NOTEBOOK: Arizona’s Test Column, by Deborah Jones (Subscription)
American politics have become increasingly polarized, harsh and discordant. Then, every so often, a clear note carries through the din. This week that note sounded in Arizona, where Republican governor Jan Brewer vetoed legislation passed by the Republican-dominated House of Representatives and Senate.
“Patriotic” triad thugs attack Beijing’s critics in Hong Kong. Column, by Jonathan Manthorpe (Subscription)
There is renewed suspicion in Hong Kong that Beijing is using hit men from triad criminal gangs to attack outspoken advocates of freedom in its truculent territory, and to intimidate other campaigners for democratic reforms. The latest example of the Communist Party’s apparent use of triad thugs against troublesome opponents came this morning when Kevin Lau Chun-to, the recently sacked editor-in-chief of Hong Kong’s Ming Pao newspaper, was brutally attacked after he left a restaurant in the city’s Sai Wan Ho district. In a classic triad-style assault, Lau, 49, was slashed six times with a butcher’s meat cleaver on his back and legs.
Elsewhere on the Internet:
On March 7 the next round of the Olympics, the Sochi 2014 Paralympic Winter Games, will begin, though anyone relying on news outlets to follow the games might not even be aware the torch relay for them began Wednesday. All eyes are instead riveted on Russia’s response to turmoil in Ukraine. The Paralympics never get even a smidgeon of the attention lavished on the Olympics — but this year tensions within Ukraine and between Russia and other countries have sidelined them. The world managed to pay close attention to the actual competition at the Olympics despite the furor over human rights and environmental issues in Russia. The least we should do for the Paralympics is rouse ourselves to notice.

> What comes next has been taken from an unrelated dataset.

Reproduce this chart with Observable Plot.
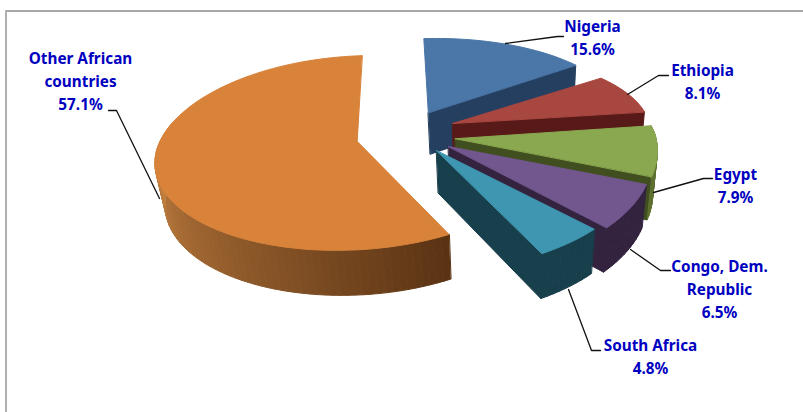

For a visual grasp of the political and other divisions in eastern Europe, Ukraine in Maps, by the New York Times, is recommended.
Recommended: The Banks that Ate the Economy, Project Syndicate.
Howard Davies examines whether financial-sector growth reduces productivity growth in other sectors, its impact on the health of the “real economy,” the cost to taxpayers, and whether talent and resources are syphoned from other areas.
Recommended: The Mammoth Cometh, New York Times Magazine, by Nathaniel Rich
Bringing extinct animals back to life is really happening — and it’s going to be very, very cool. Unless it ends up being very, very bad.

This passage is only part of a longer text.